In the post, Dambo said the town offered two new locations: Illinois Creek behind the Stephen C. West Ice Arena and along the River Trail near Breckenridge Recreation Center.
Breckenridge spokeswoman Haley Littleton said both areas were ideal given their proximity to downtown, access to parking and beautiful surroundings that fit the piece. Littleton said details were still being worked out, so she was unable to answer at the time when the piece would be rebuilt and how much the town will pay Dambo to do so. Dambo was originally given a $40,000 commission for the piece.
Although town council voted to tear Isak down after neighbors complained, she said workers de-installed the piece in a way that would salvage as much as possible so Isak could be relocated.

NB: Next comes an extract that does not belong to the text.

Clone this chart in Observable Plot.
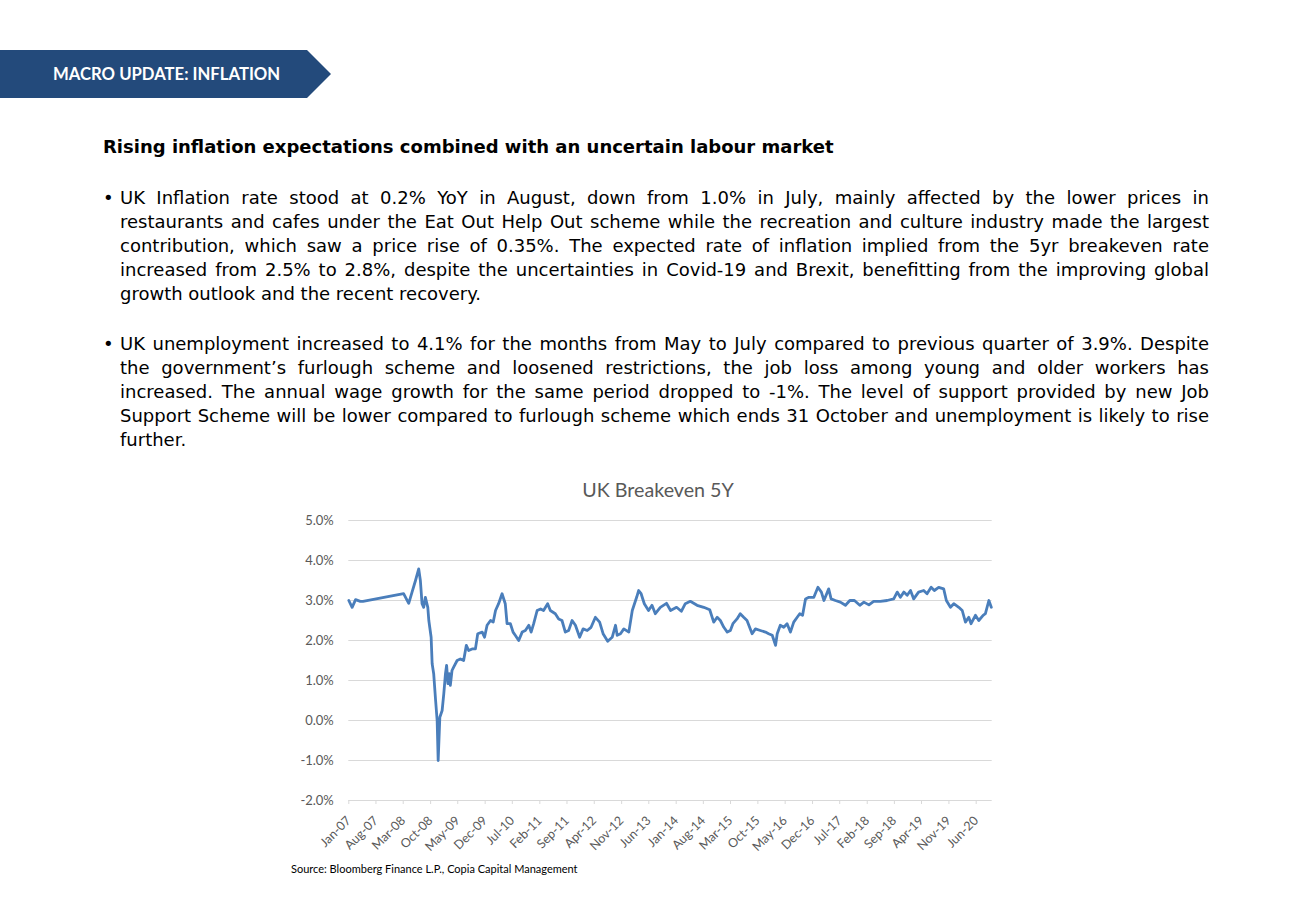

This latest development was first reported by Summit Daily, which has been following the troll’s progress since the drama began.
Isak was built for Breckenridge’s summer arts festival. The troll is one of 40 trolls made from recycled wood around the world. He sat about a mile up the Wellington Trail and quickly became wildly popular, which sparked tensions with neighbors.

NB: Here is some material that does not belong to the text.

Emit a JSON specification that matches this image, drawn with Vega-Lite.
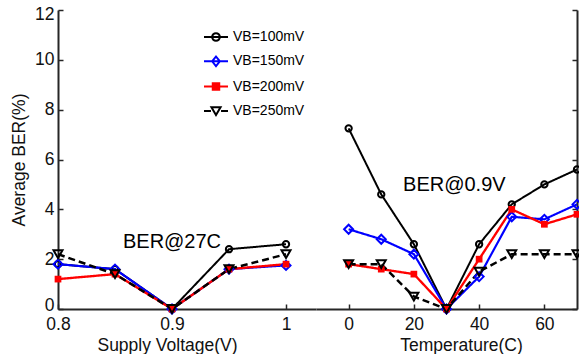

Nearby homeowners took concerns about illegal parking, littering and a loss of privacy, among other things, to the town council. The structure was initially intended to stay up for as long as it weathered the elements, which was expected to be roughly three years.
Dambo reacted to the council’s decision to take down Isak by putting a plea on social media to save the troll, asking for the chance to relocate him to a new home.

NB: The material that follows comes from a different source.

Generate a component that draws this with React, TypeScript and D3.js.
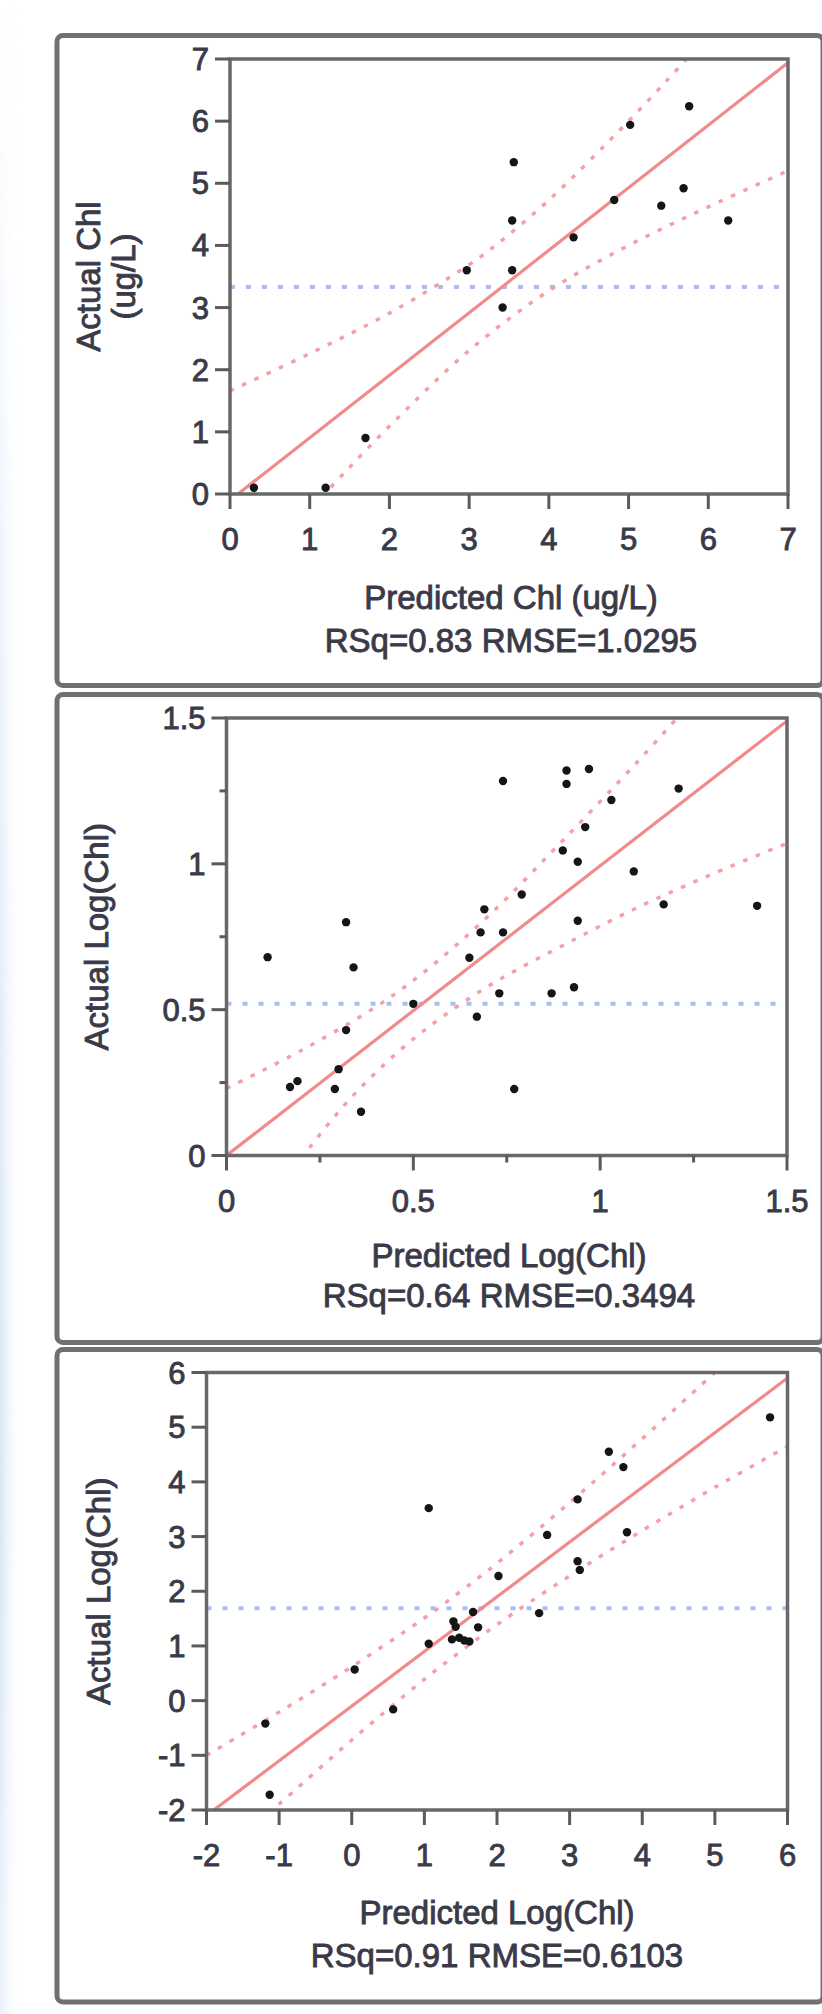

View this post on Instagram
HELP ME SAVE ISAK ❤ HEARTSTONE! Yesterday Breckenridge voted to break down my new sculpture Isak Hearthstone. Several media outlets have asked for my opinion – so here goes. Isak Hearthstone is part of a series that now counts 40 recycled trolls, that sit in nature all around the world. I make these sculptures out of local scrap wood, with the help of local volunteers. To show the world how much potential and beauty lays hidden in our trash. Isak got his name after 3 local girls came and gave me a heart shaped rock, that we together built into his chest – and thus his name came to be. Isak Heartstone sits on hiking trail in the out skirts beautifull ski and hiking town Breckenridge. I made it 3 month ago and since then it has become so popular that it has created problems, problems the city council finds so severe – they now have voted to break Isak Hearthstone down. The problem is to my understanding, that some people park in a near by residential area, and it has upset a small group of local citizens because of the extra cars on the streets. I have been told that a local bus last year in one day brought 3 people to the local bus stop – this year on the same date the bus brought 3000, so many they renamed the bus the “Troll Trolley” on Instagram there are more than 500 uploads with the hashtag #Isakheartstone. I love to see all these people and photos, last week a guy even dressed up as Isak for Halloween. I think its incredible that a pile of scrap wood can create so many feelings, experiences and emotions and I think it teaches us how important it is to recycle and not just discard the materials and products we use. But because of this I also think it would be a disaster if all the time, love and effort put in to building this giant friendly troll would go to waste – so if you all could please help me find a new home for Isak Hearthstone by sharing/taggin/commenting one this post it would mean a lot. Lastly I want to state that 1. I don’t think its jolly happy days that the sculpture is to be taken down after only 3 months, like some medias quoted me and 2. the integral structure of the sculpture is built to withstand 3 years in the local weather.